SOURCE EXCERPT:
****************

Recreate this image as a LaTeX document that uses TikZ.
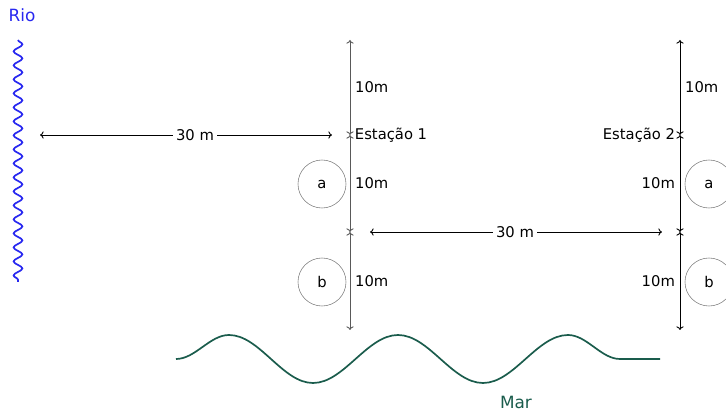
\documentclass[tikz,border=0pt]{standalone}
\usepackage{fontspec}
\setmainfont{DejaVu Sans}
\usepackage{xcolor}
\usetikzlibrary{arrows.meta, decorations.pathmorphing}

\definecolor{rioblue}{HTML}{2828F0}
\definecolor{marteal}{HTML}{1A5C4C}

\begin{document}
\begin{tikzpicture}[
    x=0.025cm, y=-0.025cm,
    every node/.style={font=\fontsize{10.5}{12}\selectfont},
    dim/.style={{To[length=0.9mm,width=1.8mm]}-{To[length=0.9mm,width=1.8mm]}, semithick},
    dist/.style={fill=white, inner sep=2pt},
    ball/.style={circle, draw=gray, minimum size=1.2cm, inner sep=0pt}
]
\useasboundingbox (0,0) rectangle (726,413);

% rio
\node[text=rioblue, font=\fontsize{12}{14}\selectfont] (rio) at (22,15) {Rio};
\draw[rioblue, line width=1.2pt, decorate,
      decoration={snake, segment length=0.35cm, amplitude=0.11cm}] (18,40) -- (18,282);
\coordinate (rioend) at (40,135);

% estacao 1
\coordinate (s1top) at (350,40);
\coordinate (s1) at (350,135);
\coordinate (s1mid) at (350,232);
\coordinate (s1bot) at (350,330);
\draw[dim, black!65] (s1top) -- node[right, text=black]{10m} (s1);
\draw[dim, black!65] (s1) -- node[right, text=black]{10m} (s1mid);
\draw[dim, black!65] (s1mid) -- node[right, text=black]{10m} (s1bot);
\node[right] (est1) at (s1) {Estação 1};
\node[ball] (a1) at (322,184) {a};
\node[ball] (b1) at (322,282) {b};

% estacao 2
\coordinate (s2top) at (680,40);
\coordinate (s2) at (680,135);
\coordinate (s2mid) at (680,232);
\coordinate (s2bot) at (680,330);
\draw[dim] (s2top) -- node[right]{10m} (s2);
\draw[dim] (s2) -- node[left]{10m} (s2mid);
\draw[dim] (s2mid) -- node[left]{10m} (s2bot);
\node[left] (est2) at (s2) {Estação 2};
\node[ball] (a2) at (709,184) {a};
\node[ball] (b2) at (709,282) {b};

% distancias
\draw[dim, shorten >=0.45cm] (rioend) -- node[dist]{30 m} (s1);
\draw[dim, shorten <=0.5cm, shorten >=0.45cm] (s1mid) -- node[dist]{30 m} (s2mid);

% mar
\draw[marteal, line width=1.2pt] (176,359) cos ++(26.5,-12) sin ++(26.5,-12)
    cos ++(42,24) sin ++(42,24) cos ++(42.5,-24) sin ++(42.5,-24)
    cos ++(42.5,24) sin ++(42.5,24) cos ++(42.5,-24) sin ++(42.5,-24)
    cos ++(26,12) sin ++(26,12) -- (660,359);
\node[text=marteal, font=\fontsize{12}{14}\selectfont] (mar) at (516,402) {Mar};

\end{tikzpicture}
\end{document}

****************

GOAL: Output the material word for word, omitting its pictures.

SOLUTION FOR THIS TASK:
Recreate this image as a LaTeX document that uses TikZ.
\documentclass[tikz,border=0pt]{standalone}
\usepackage{fontspec}
\setmainfont{DejaVu Sans}
\usepackage{xcolor}
\usetikzlibrary{arrows.meta, decorations.pathmorphing}

\definecolor{rioblue}{HTML}{2828F0}
\definecolor{marteal}{HTML}{1A5C4C}

\begin{document}
\begin{tikzpicture}[
    x=0.025cm, y=-0.025cm,
    every node/.style={font=\fontsize{10.5}{12}\selectfont},
    dim/.style={{To[length=0.9mm,width=1.8mm]}-{To[length=0.9mm,width=1.8mm]}, semithick},
    dist/.style={fill=white, inner sep=2pt},
    ball/.style={circle, draw=gray, minimum size=1.2cm, inner sep=0pt}
]
\useasboundingbox (0,0) rectangle (726,413);

% rio
\node[text=rioblue, font=\fontsize{12}{14}\selectfont] (rio) at (22,15) {Rio};
\draw[rioblue, line width=1.2pt, decorate,
      decoration={snake, segment length=0.35cm, amplitude=0.11cm}] (18,40) -- (18,282);
\coordinate (rioend) at (40,135);

% estacao 1
\coordinate (s1top) at (350,40);
\coordinate (s1) at (350,135);
\coordinate (s1mid) at (350,232);
\coordinate (s1bot) at (350,330);
\draw[dim, black!65] (s1top) -- node[right, text=black]{10m} (s1);
\draw[dim, black!65] (s1) -- node[right, text=black]{10m} (s1mid);
\draw[dim, black!65] (s1mid) -- node[right, text=black]{10m} (s1bot);
\node[right] (est1) at (s1) {Estação 1};
\node[ball] (a1) at (322,184) {a};
\node[ball] (b1) at (322,282) {b};

% estacao 2
\coordinate (s2top) at (680,40);
\coordinate (s2) at (680,135);
\coordinate (s2mid) at (680,232);
\coordinate (s2bot) at (680,330);
\draw[dim] (s2top) -- node[right]{10m} (s2);
\draw[dim] (s2) -- node[left]{10m} (s2mid);
\draw[dim] (s2mid) -- node[left]{10m} (s2bot);
\node[left] (est2) at (s2) {Estação 2};
\node[ball] (a2) at (709,184) {a};
\node[ball] (b2) at (709,282) {b};

% distancias
\draw[dim, shorten >=0.45cm] (rioend) -- node[dist]{30 m} (s1);
\draw[dim, shorten <=0.5cm, shorten >=0.45cm] (s1mid) -- node[dist]{30 m} (s2mid);

% mar
\draw[marteal, line width=1.2pt] (176,359) cos ++(26.5,-12) sin ++(26.5,-12)
    cos ++(42,24) sin ++(42,24) cos ++(42.5,-24) sin ++(42.5,-24)
    cos ++(42.5,24) sin ++(42.5,24) cos ++(42.5,-24) sin ++(42.5,-24)
    cos ++(26,12) sin ++(26,12) -- (660,359);
\node[text=marteal, font=\fontsize{12}{14}\selectfont] (mar) at (516,402) {Mar};

\end{tikzpicture}
\end{document}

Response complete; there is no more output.